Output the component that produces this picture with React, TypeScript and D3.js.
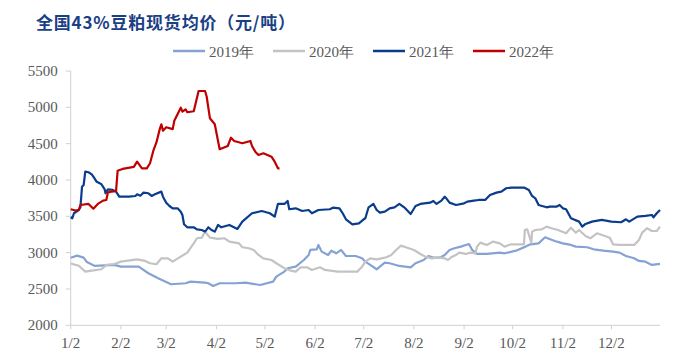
import React from "react";
import * as d3 from "d3";

// day offset from Jan 2, price (元/吨)
const months = ["1/2", "2/2", "3/2", "4/2", "5/2", "6/2", "7/2", "8/2", "9/2", "10/2", "11/2", "12/2"];
const monthDays = [0, 31, 59, 90, 120, 151, 181, 212, 243, 273, 304, 334];
const yTicks = [2000, 2500, 3000, 3500, 4000, 4500, 5000, 5500];

const s2019: [number, number][] = [
  [0, 2930], [4, 2959], [8, 2931], [10, 2870], [15, 2817], [27, 2831], [31, 2807], [42, 2807], [48, 2716],
  [54, 2647], [62, 2565], [71, 2579], [74, 2601], [83, 2587], [85, 2579], [88, 2542], [92, 2579], [102, 2579],
  [108, 2587], [117, 2555], [125, 2601], [127, 2670], [132, 2739], [134, 2785], [139, 2807], [144, 2899],
  [147, 2968], [148, 3037], [152, 3046], [153, 3106], [155, 3014], [159, 2968], [161, 3027], [164, 2991],
  [167, 3037], [170, 2954], [176, 2954], [180, 2922], [182, 2876], [185, 2831], [189, 2771], [191, 2807],
  [194, 2862], [197, 2854], [203, 2817], [210, 2798], [213, 2854], [218, 2899], [221, 2954], [224, 2931],
  [228, 2931], [231, 2968], [234, 3037], [237, 3060], [241, 3083], [244, 3106], [246, 3119], [248, 3037],
  [251, 2982], [257, 2982], [265, 3000], [268, 2991], [275, 3027], [281, 3083], [284, 3115], [289, 3128],
  [293, 3211], [299, 3161], [304, 3128], [309, 3106], [312, 3083], [319, 3074], [323, 3046], [329, 3027],
  [335, 3014], [339, 3000], [343, 2954], [348, 2922], [351, 2886], [355, 2876], [359, 2831], [364, 2845],
];

const s2020: [number, number][] = [
  [0, 2850], [5, 2819], [9, 2739], [13, 2752], [19, 2771], [22, 2831], [27, 2844], [31, 2876], [41, 2908],
  [46, 2886], [49, 2854], [53, 2840], [56, 2922], [60, 2922], [63, 2876], [68, 2945], [72, 3000], [76, 3128],
  [78, 3198], [81, 3206], [83, 3289], [86, 3206], [91, 3190], [95, 3198], [98, 3152], [104, 3128], [106, 3074],
  [110, 3060], [113, 3037], [116, 2968], [119, 2922], [124, 2899], [127, 2854], [132, 2785], [136, 2752],
  [139, 2739], [142, 2798], [146, 2798], [149, 2762], [154, 2798], [157, 2762], [165, 2739], [177, 2739],
  [180, 2807], [182, 2876], [185, 2922], [189, 2908], [192, 2922], [195, 2936], [198, 2968], [201, 3037],
  [204, 3096], [207, 3074], [212, 3037], [216, 2982], [219, 2945], [223, 2922], [227, 2936], [231, 2922],
  [233, 2899], [235, 2936], [238, 2968], [240, 3000], [244, 2982], [247, 3000], [250, 2991], [251, 3083],
  [253, 3138], [257, 3106], [261, 3152], [265, 3128], [268, 3083], [272, 3115], [280, 3115], [280.5, 3312],
  [282, 3321], [284, 3174], [284.5, 3138], [285, 3289], [287, 3312], [291, 3321], [294, 3358], [297, 3336],
  [301, 3312], [306, 3266], [309, 3344], [312, 3275], [314, 3312], [318, 3229], [321, 3198], [325, 3266],
  [330, 3229], [333, 3206], [335, 3115], [339, 3106], [348, 3106], [351, 3174], [353, 3275], [356, 3336],
  [359, 3298], [362, 3298], [364, 3358],
];

const s2021: [number, number][] = [
  [0, 3490], [1, 3473], [2, 3542], [5, 3587], [6, 3624], [7, 3908], [8, 3931], [9, 4115], [11, 4106],
  [13, 4078], [14, 4046], [16, 3977], [18, 3954], [19, 3941], [21, 3872], [21.5, 3817], [22, 3840], [23, 3872],
  [26, 3863], [28, 3840], [30, 3770], [36, 3770], [40, 3780], [41, 3803], [43, 3784], [45, 3826], [48, 3817],
  [50, 3780], [52, 3803], [56, 3840], [57, 3770], [59, 3688], [61, 3642], [63, 3610], [66, 3610], [68, 3564],
  [69, 3518], [70, 3390], [72, 3349], [76, 3349], [78, 3321], [81, 3312], [83, 3289], [85, 3349], [87, 3312],
  [89, 3289], [91, 3381], [93, 3349], [98, 3381], [103, 3326], [106, 3427], [112, 3542], [118, 3573],
  [123, 3542], [126, 3495], [128, 3670], [132, 3670], [134, 3711], [135, 3597], [139, 3610], [143, 3573],
  [147, 3587], [149, 3542], [153, 3587], [160, 3597], [162, 3619], [166, 3610], [168, 3542], [170, 3459],
  [174, 3390], [178, 3404], [181, 3459], [182, 3473], [184, 3624], [187, 3670], [189, 3587], [191, 3550],
  [194, 3564], [197, 3610], [200, 3624], [203, 3670], [206, 3624], [210, 3532], [213, 3642], [216, 3670],
  [222, 3688], [224, 3711], [226, 3670], [229, 3716], [231, 3770], [232, 3748], [234, 3688], [238, 3656],
  [243, 3679], [245, 3702], [249, 3716], [252, 3725], [256, 3725], [259, 3794], [263, 3826], [266, 3840],
  [269, 3886], [272, 3895], [280, 3895], [283, 3863], [285, 3780], [287, 3748], [289, 3656], [294, 3624],
  [296, 3633], [300, 3633], [302, 3656], [304, 3610], [306, 3597], [309, 3473], [314, 3427], [316, 3358],
  [318, 3395], [322, 3427], [328, 3450], [334, 3427], [340, 3418], [343, 3459], [345, 3427], [350, 3495],
  [355, 3505], [359, 3518], [360, 3487], [362, 3542], [364, 3587],
];

const s2022: [number, number][] = [
  [0, 3597], [3, 3580], [5, 3590], [6, 3656], [11, 3670], [14, 3605], [17, 3675], [20, 3716], [22, 3725],
  [23, 3830], [25, 3840], [28, 3845], [29, 4128], [32, 4152], [39, 4180], [41, 4252], [44, 4161], [47, 4161],
  [49, 4230], [51, 4400], [53, 4520], [55, 4700], [56, 4767], [57, 4679], [59, 4725], [63, 4700], [64, 4816],
  [68, 4995], [69, 4940], [71, 4973], [72, 4932], [76, 4946], [79, 5225], [83, 5225], [84, 5146], [86, 4849],
  [89, 4767], [92, 4423], [97, 4468], [99, 4582], [101, 4537], [106, 4505], [111, 4537], [112, 4468],
  [114, 4390], [116, 4344], [119, 4367], [124, 4321], [126, 4252], [128, 4161], [129, 4161],
];

const seriesNames = ["2019年", "2020年", "2021年", "2022年"];
const seriesColors = ["#86A2D3", "#C3C3C3", "#0A3C8C", "#C00000"];
const seriesData = [s2019, s2020, s2021, s2022];

const W = 698;
const H = 363;

export default function App() {
  const x = d3.scaleLinear().domain([0, 364]).range([70.7, 660]);
  const y = d3.scaleLinear().domain([2000, 5500]).range([325.3, 71]);
  const line = d3
    .line<[number, number]>()
    .x((d) => x(d[0]))
    .y((d) => y(d[1]));

  const serif = "'Liberation Serif', 'Times New Roman', serif";
  const axisColor = "#D0D0D0";
  const textColor = "#595959";

  return (
    <svg width={W} height={H} style={{ position: "absolute", left: 0, top: 0, background: "#fff" }}>
      <text
        x={36}
        y={29}
        fontSize={17}
        fontWeight="bold"
        letterSpacing={0.8}
        fill="#1A3F85"
        fontFamily="'Noto Sans CJK SC', sans-serif"
      >
        全国43%豆粕现货均价（元/吨）
      </text>

      {/* legend */}
      {seriesNames.map((name, i) => (
        <g key={name} transform={`translate(${173 + i * 100},51)`}>
          <line x1={0} x2={32} y1={0} y2={0} stroke={seriesColors[i]} strokeWidth={2.5} />
          <text x={36} y={5.5} fontSize={15} fill={textColor} fontFamily={serif}>
            {name}
          </text>
        </g>
      ))}

      {/* y axis */}
      <line x1={x(0)} x2={x(0)} y1={y(5500)} y2={y(2000)} stroke={axisColor} />
      {yTicks.map((t) => (
        <g key={t}>
          <line x1={x(0) - 5} x2={x(0)} y1={y(t)} y2={y(t)} stroke={axisColor} />
          <text x={x(0) - 13} y={y(t) + 5} textAnchor="end" fontSize={15} fill={textColor} fontFamily={serif}>
            {t}
          </text>
        </g>
      ))}

      {/* x axis */}
      <line x1={x(0)} x2={x(364)} y1={y(2000)} y2={y(2000)} stroke={axisColor} />
      {months.map((m, i) => (
        <g key={m}>
          <line x1={x(monthDays[i])} x2={x(monthDays[i])} y1={y(2000)} y2={y(2000) + 4} stroke={axisColor} />
          <text x={x(monthDays[i])} y={348} textAnchor="middle" fontSize={15} fill={textColor} fontFamily={serif}>
            {m}
          </text>
        </g>
      ))}

      {/* series */}
      {seriesData.map((d, i) => (
        <path
          key={seriesNames[i]}
          d={line(d) ?? ""}
          fill="none"
          stroke={seriesColors[i]}
          strokeWidth={2.2}
          strokeLinejoin="round"
        />
      ))}
    </svg>
  );
}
○ ○ ○ ○ ○
* THE REQUEST
Exactly reproduce the run of lines from the start of the listing through the line with "const yTicks = [2000, 2500, 3000, 3500, 4000, 4500, 5000, 5500];", inclusive; pictures are not copied.

* EXPECTED ANSWER
Output the component that produces this picture with React, TypeScript and D3.js.
import React from "react";
import * as d3 from "d3";

// day offset from Jan 2, price (元/吨)
const months = ["1/2", "2/2", "3/2", "4/2", "5/2", "6/2", "7/2", "8/2", "9/2", "10/2", "11/2", "12/2"];
const monthDays = [0, 31, 59, 90, 120, 151, 181, 212, 243, 273, 304, 334];
const yTicks = [2000, 2500, 3000, 3500, 4000, 4500, 5000, 5500];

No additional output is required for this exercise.